Ecran d'un ordinateur sur lequel plusieurs particpants sont reunis virtuellement pour une reunion.

« La science est claire : si nous continuons à exploiter la faune et à détruire nos écosystèmes, nous pouvons nous attendre à voir un flux constant de ces maladies passer des animaux aux humains dans les années à venir », a averti Inger Andersen, Directrice exécutive du Programme des Nations Unies pour l’environnement (PNUE). « Pour prévenir de futures épidémies, nous devons devenir beaucoup plus conscients de la protection de notre environnement naturel ».

Dans le cadre des efforts de relance, les pays sont donc invités à conserver les habitats sauvages, promouvoir une agriculture durable, renforcer les normes de sécurité alimentaire, surveiller et réglementer les marchés alimentaires, investir dans la technologie pour identifier les risques et freiner le commerce illégal de la faune sauvage.

Nécessité d’un multilatéralisme renforcé

Pour le chef de l’ONU, la crise du coronavirus souligne la nécessité d'un multilatéralisme « renforcé et renouvelé », fondé sur la confiance, basé sur le droit international et axé sur les objectifs primordiaux de paix et de sécurité, des droits de l’homme et du développement durable.  

« En ce moment charnière, alors que la COVID-19 continue de se propager, que les tensions géopolitiques augmentent et que le cri pour la justice raciale, la justice sociale et la justice climatique se fait de plus en plus urgent, nous avons la responsabilité de répondre aux angoisses, aux craintes et aux espoirs des peuples que nous servons », a indiqué M. Guterres à l’occasion du soixante-quinzième anniversaire de l’adoption de la Charte de l’ONU.   

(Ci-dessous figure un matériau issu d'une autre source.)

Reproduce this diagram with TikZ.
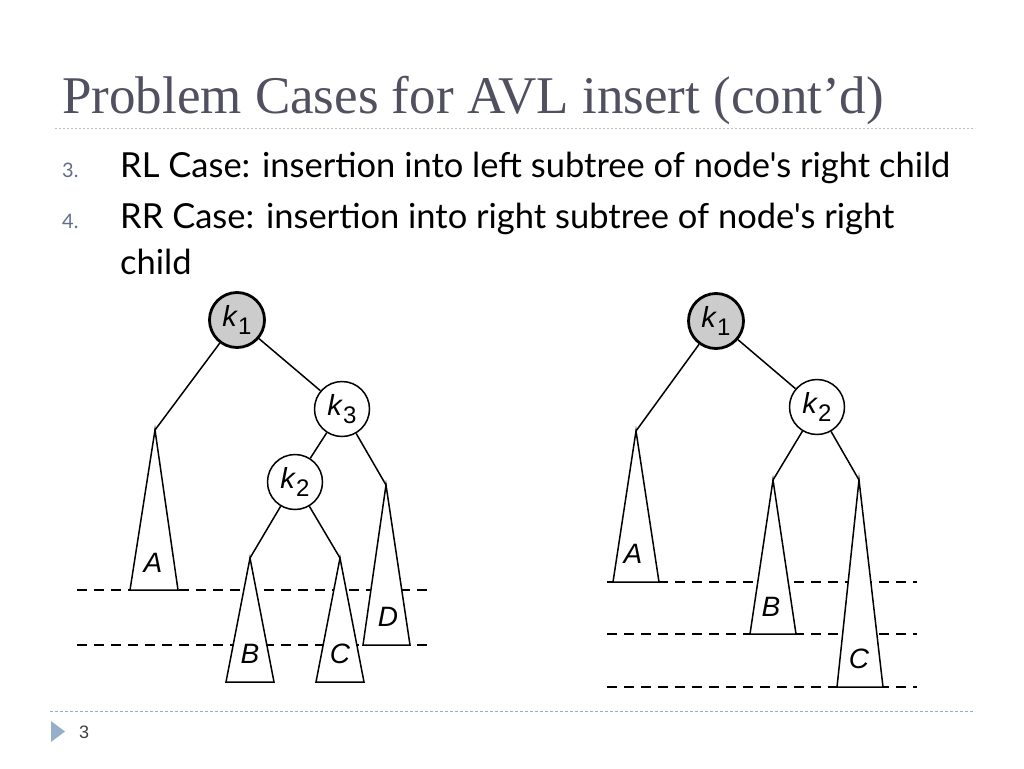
\documentclass[tikz,border=0pt]{standalone}
\usepackage{fontspec}
\setmainfont{Liberation Serif}
\newfontfamily\bodyfont{Lato}
\newfontfamily\treefont{Liberation Sans}
\usetikzlibrary{positioning, calc}
\definecolor{titlegray}{RGB}{80,80,96}
\definecolor{numblue}{RGB}{96,110,140}
\definecolor{rulegray}{RGB}{190,190,195}
\definecolor{footblue}{RGB}{150,175,200}
\definecolor{keyfill}{RGB}{204,204,204}
\newcommand{\keylbl}[1]{\textit{k}\raisebox{-0.5ex}{\fontsize{24}{24}\selectfont #1}}
\tikzset{
    keynode/.style={circle, draw, line width=1.5pt, fill=white, minimum size=55pt, inner sep=0pt,
        font=\treefont\fontsize{29}{29}\selectfont},
    rootnode/.style={keynode, fill=keyfill, line width=2.8pt},
    edge/.style={line width=1.5pt},
    subtree/.style={line width=1.5pt},
    level_line/.style={line width=1.2pt, dash pattern=on 10pt off 7pt},
    leaflbl/.style={font=\treefont\itshape\fontsize{28}{28}\selectfont, inner sep=0pt}
}
\begin{document}
\begin{tikzpicture}[x=1pt, y=-1pt]
    \useasboundingbox (0,0) rectangle (1024,768);
    % === TITLE AND BULLETS ===
    \node[anchor=base west, inner sep=0pt, text=titlegray, font=\fontsize{53}{53}\selectfont] (title) at (62,113) {Problem Cases for AVL insert (cont’d)};
    \draw[rulegray, line width=1pt, dash pattern=on 2pt off 2pt] (55,128) -- (975,128);
    \node[anchor=base west, inner sep=0pt, text=numblue, font=\bodyfont\fontsize{20}{20}\selectfont] (num3) at (62,177) {3.};
    \node[anchor=base west, inner sep=0pt, font=\bodyfont\fontsize{34.5}{34.5}\selectfont] (item3) at (120,177) {RL Case: insertion into left subtree of node's right child};
    \node[anchor=base west, inner sep=0pt, text=numblue, font=\bodyfont\fontsize{20}{20}\selectfont] (num4) at (62,228) {4.};
    \node[anchor=base west, inner sep=0pt, font=\bodyfont\fontsize{34.5}{34.5}\selectfont] (item4) at (120,228) {RR Case: insertion into right subtree of node's right};
    \node[anchor=base west, inner sep=0pt, font=\bodyfont\fontsize{34.5}{34.5}\selectfont] (item4b) at (120,274) {child};
    %
    % === RL CASE (left tree) ===
    \draw[level_line] (77,590) -- (433,590);
    \draw[level_line] (77,645) -- (433,645);
    \coordinate (la) at (155,430);
    \coordinate (lb) at (250,558);
    \coordinate (lc) at (340,558);
    \coordinate (ld) at (386,485);
    \fill[white] (la) -- (130,590) -- (178,590) -- cycle;
    \fill[white] (lb) -- (226,682) -- (274,682) -- cycle;
    \fill[white] (lc) -- (316,682) -- (364,682) -- cycle;
    \fill[white] (ld) -- (363,645) -- (410,645) -- cycle;
    \draw[subtree] (la) -- (130,590) -- (178,590) -- cycle;
    \draw[subtree] (lb) -- (226,682) -- (274,682) -- cycle;
    \draw[subtree] (lc) -- (316,682) -- (364,682) -- cycle;
    \draw[subtree] (ld) -- (363,645) -- (410,645) -- cycle;
    \node[rootnode] (lk1) at (237,320) {\keylbl{1}};
    \node[keynode] (lk3) at (342,409) {\keylbl{3}};
    \node[keynode] (lk2) at (295,482) {\keylbl{2}};
    \draw[edge] (lk1) -- (la);
    \draw[edge] (lk1) -- (lk3);
    \draw[edge] (lk3) -- (lk2);
    \draw[edge] (lk3) -- (ld);
    \draw[edge] (lk2) -- (lb);
    \draw[edge] (lk2) -- (lc);
    \node[leaflbl] (lA) at (153,563) {A};
    \node[leaflbl] (lB) at (250,654) {B};
    \node[leaflbl] (lC) at (340,654) {C};
    \node[leaflbl] (lD) at (388,617) {D};
    %
    % === RR CASE (right tree) ===
    \draw[level_line] (607,582) -- (917,582);
    \draw[level_line] (607,634) -- (917,634);
    \draw[level_line] (607,687) -- (917,687);
    \coordinate (ra) at (636,431);
    \coordinate (rb) at (773,480);
    \coordinate (rc) at (859,480);
    \fill[white] (ra) -- (613,582) -- (659,582) -- cycle;
    \fill[white] (rb) -- (750,634) -- (796,634) -- cycle;
    \fill[white] (rc) -- (837,687) -- (883,687) -- cycle;
    \draw[subtree] (ra) -- (613,582) -- (659,582) -- cycle;
    \draw[subtree] (rb) -- (750,634) -- (796,634) -- cycle;
    \draw[subtree] (rc) -- (837,687) -- (883,687) -- cycle;
    \node[rootnode] (rk1) at (716,321) {\keylbl{1}};
    \node[keynode] (rk2) at (817,407) {\keylbl{2}};
    \draw[edge] (rk1) -- (ra);
    \draw[edge] (rk1) -- (rk2);
    \draw[edge] (rk2) -- (rb);
    \draw[edge] (rk2) -- (rc);
    \node[leaflbl] (rA) at (633,554) {A};
    \node[leaflbl] (rB) at (771,607) {B};
    \node[leaflbl] (rC) at (859,659) {C};
    %
    % === FOOTER ===
    \draw[footblue, line width=1pt, dash pattern=on 3pt off 2pt] (50,711) -- (975,711);
    \fill[footblue] (51,721) -- (65,731.5) -- (51,742) -- cycle;
    \node[anchor=base west, inner sep=0pt, text=black!75, font=\treefont\fontsize{18}{18}\selectfont] (pagenum) at (79,738) {3};
\end{tikzpicture}
\end{document}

Les mots 'Decennie d'action' sont entoures des logos des objectifs de developpement durable (ODD).

« Cette réalité actuelle peut être décourageante. Mais c'est précisément le type de défi mondial pour lequel l'ONU a été fondée », a pour sa part rappelé Mona Juul, Présidente du Conseil économique et social des Nations Unies (ECOSOC). « Même en ces temps troublés, le grand espoir dans le pouvoir de travailler ensemble demeure. C'est l'esprit même du multilatéralisme ».

Des promesses à tenir  

Alors que débute la Décennie d’action pour atteindre les objectifs de développement durable, la pandémie de coronavirus est en train d’inverser certains progrès en matière de pauvreté, de soins de santé ou encore d’éducation. Un surcroît d’ambition et de mobilisation est nécessaire, « non seulement pour vaincre la COVID-19 mais aussi pour mieux récupérer ensemble », selon M. Guterres.

« La crise est le rappel brutal que tout relèvement qui ne s’attaquerait pas aux causes des vulnérabilités actuelles nous condamne à des crises plus aiguës à l’avenir », a insisté la Vice-Secrétaire générale, Amina J. Mohammed, jugeant « plus pertinentes et vitales que jamais » les promesses des 17 ODD et de leurs 169 cibles.

« L’ONU et son réseau mondial et régional d’équipes de pays soutiendront tous les gouvernements pour faire en sorte que l’économie globale et les peuples que nous servons sortent renforcés », a promis le Chef de l’ONU. « Nous avons un cadre d’action multilatéral - le Programme 2030 et les ODD, ainsi que l’Accord de Paris sur le climat. Nous devons tenir nos promesses pour les peuples et la planète ».